China has been opening its markets to overseas investors. 

Non-residents can more easily buy and sell stocks and bonds on the mainland’s markets. 

China’s government bonds and “A” shares have qualified for inclusion in global benchmarks, such as the msci equity indices and the Bloomberg Barclays bond index, which are tracked by huge pools of capital. 

A steady flow of foreign purchases has pushed up the yuan. 

China has not stood in the way. 

Tellingly on May 31st the pboc picked a tool that does not interfere much with portfolio inflows.

Still, there is a paradox. 

China has relaxed its hold on the yuan at a time when the ruling Communist Party has sought to exert greater control on private-sector businesses and on Chinese life in general. 

If China-watchers know anything, it is that control is prized in Beijing. 

Being in control does not mean that everything has to be nailed down, though. 

In the eternal trilemma between monetary autonomy, openness to capital and currency stability, something has to give. 

China has chosen to forgo a stable currency. 

That allows it greater traction over the domestic money supply and credit growth, which its regulators are more fretful about.

China’s global ambitions for the yuan also influence its policy choices. 

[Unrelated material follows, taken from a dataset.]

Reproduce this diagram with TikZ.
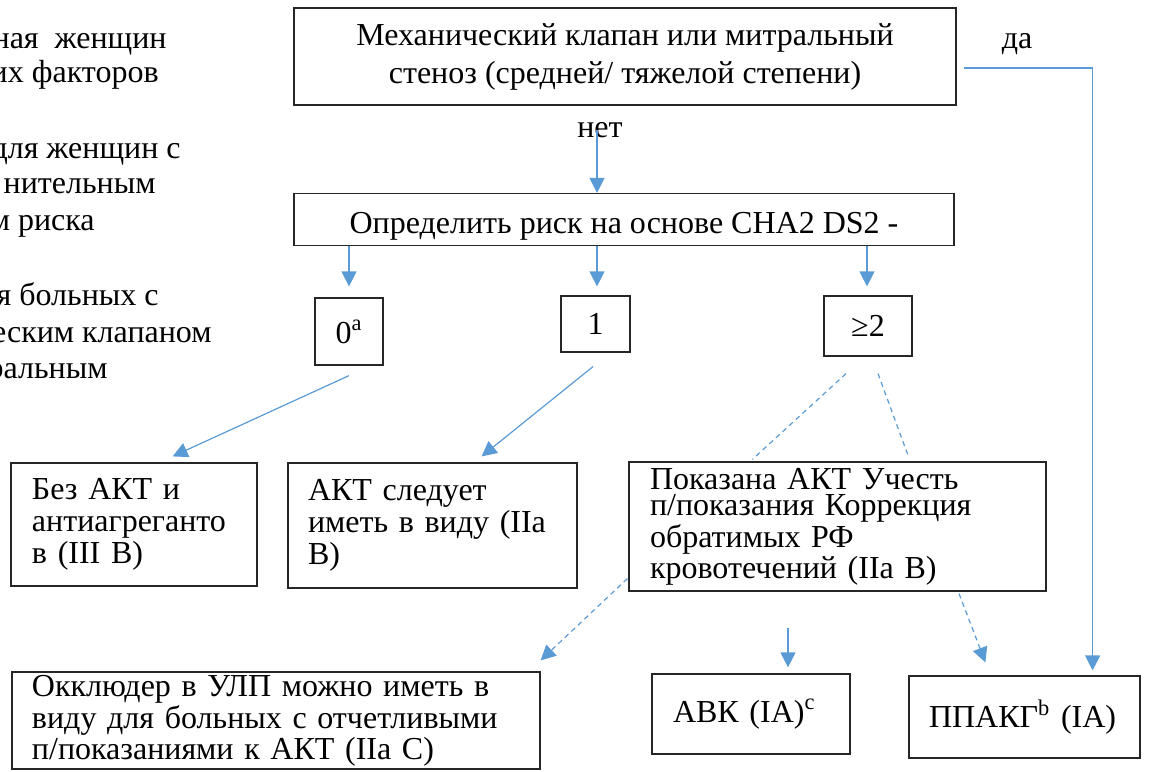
\documentclass[tikz,border=0pt]{standalone}
\usepackage{fontspec}
\setmainfont{Liberation Serif}
\usetikzlibrary{positioning,arrows.meta,calc}
\definecolor{arrowblue}{HTML}{5B9BD5}

\begin{document}
\begin{tikzpicture}[x=0.5pt,y=-0.5pt,
  font=\fontsize{16}{19}\selectfont,
  box/.style={draw=black!85,line width=0.6pt,inner sep=0pt},
  lbox/.style={box,align=left,inner xsep=10pt},
  arr/.style={draw=arrowblue,line width=0.6pt,-{Triangle[length=7.5pt,width=7.5pt]}},
  dashline/.style={draw=arrowblue,line width=0.6pt,dash pattern=on 2.5pt off 2pt},
  side/.style={anchor=base east,inner sep=0pt,font=\fontsize{16}{18}\selectfont}]

\useasboundingbox (0,0) rectangle (1149,771);

\node[side] (l1) at (167,48) {чная~ женщин};
\node[side] (l2) at (159,82) {их факторов};
\node[side] (l3) at (181,158) {для женщин с};
\node[side] (l4) at (156,193) {нительным};
\node[side] (l5) at (95,230) {м риска};
\node[side] (l6) at (159,305) {я больных с};
\node[side] (l7) at (212,342) {еским клапаном};
\node[side] (l8) at (108,378) {ральным};

\node[box,line width=1pt,minimum width=331pt,minimum height=48.5pt,align=center] (mech) at (625,56.5) {Механический клапан или митральный\\стеноз (средней/ тяжелой степени)};
\node[anchor=base,inner sep=0pt] (da) at (1017,48) {да};
\node[anchor=base,inner sep=0pt] (net) at (600,137) {нет};

\node[box,minimum width=330pt,minimum height=26pt,text height=13.5pt,text depth=0pt] (cha) at (624,219.5) {Определить риск на основе CHA2 DS2 -};

\node[box,minimum width=34pt,minimum height=33.5pt,text depth=0pt] (zero) at (349,331.5) {0\textsuperscript{a}};
\node[box,minimum width=34.5pt,minimum height=28pt] (one) at (595.5,324) {1};
\node[box,minimum width=44pt,minimum height=30pt] (geq) at (868,326) {≥2};

\node[lbox,minimum width=123pt,minimum height=61.5pt,text width=102pt,font=\fontsize{16}{16}\selectfont] (bez) at (134,524.5) {Без АКТ и\\антиагреганто\\в (III B)};
\node[lbox,minimum width=144.5pt,minimum height=62.5pt,text width=124.5pt,font=\fontsize{16}{16}\selectfont] (akt) at (432.5,525.5) {АКТ следует\\иметь в виду (IIa\\B)};
\node[lbox,minimum width=208.5pt,minimum height=64.5pt,text width=187.5pt,font=\fontsize{16}{13.25}\selectfont] (pok) at (837.5,526.5) {Показана АКТ Учесть\\п/показания Коррекция\\обратимых РФ\\кровотечений (IIa B)};
\node[lbox,minimum width=264pt,minimum height=48.5pt,text width=244pt,font=\fontsize{16}{13}\selectfont] (okk) at (276,720.5) {Окклюдер в УЛП можно иметь в\\виду для больных с отчетливыми\\п/показаниями к АКТ (IIa C)};
\node[lbox,minimum width=99pt,minimum height=40pt,text width=78pt] (avk) at (751,714) {АВК (IA)\textsuperscript{c}};
\node[lbox,minimum width=115.5pt,minimum height=41pt,text width=95.5pt] (ppakg) at (1024.5,717) {ППАКГ\textsuperscript{b} (IA)};

\draw[arr] ($(net.center)+(-3,0)$) -- ($(net.center |- cha.north)+(-3,0)$);
\draw[arr] ($(mech.east)+(7,11.5)$) -| ($(ppakg.north east)+(-48,-5)$);

\draw[arr] (zero.north |- cha.south) -- ($(zero.north)+(0,-11)$);
\draw[arr] ($(one.north |- cha.south)+(1.5,0)$) -- ($(one.north)+(1.5,-9)$);
\draw[arr] ($(geq.north |- cha.south)+(-1,0)$) -- ($(geq.north)+(-1,-9)$);

\draw[arr] ($(zero.south)+(0,10)$) -- ($(bez.north east)+(-85,-6)$);
\draw[arr] ($(one.south)+(-2.5,14)$) -- ($(akt.north east)+(-96,-6)$);
\draw[dashline] ($(geq.south)+(-22,17)$) -- ($(pok.north west)+(124,-2)$);
\draw[dashline] ($(geq.south)+(10,17)$) -- ($(pok.north west)+(280,-5)$);

\draw[arr,dashline] ($(pok.south west)+(-1,-13)$) -- ($(okk.north east)+(0,-11)$);
\draw[arr] ($(pok.south)+(-49.5,36)$) -- ($(avk.north)+(37,-6)$);
\draw[arr,dashline] ($(pok.south)+(121.5,2)$) -- ($(ppakg.north west)+(77,-13)$);

\end{tikzpicture}
\end{document}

It has the world’s second-largest bond market and third-largest stockmarket. 

Yet foreigners still own fairly few of its assets. 

Even central banks, which have had access to China’s bond markets for a while, keep only 2% of their reserves in yuan. 

That is barely more than they hold in the Canadian dollar. 

Four years ago there was a vigorous internal debate about the merits of freer capital flows, says Eswar Prasad of Cornell University. 

But for the past two years the consensus has shifted in favour of them. 

If the yuan is to be a global currency, it needs first to be set free.

Even so, no one is confusing the yuan with a free-floating currency. 

There are ways—including all that subtle central-bank semaphoring—for China to exert influence. 

It is still far from transparent about where its tolerance bands begin and end. 

Such ambiguity is wise: give the markets a number and they will test it. 

Perhaps surprisingly China has not stood in the way of a much stronger yuan. 

But its policymakers reserve the right to keep currency markets guessing.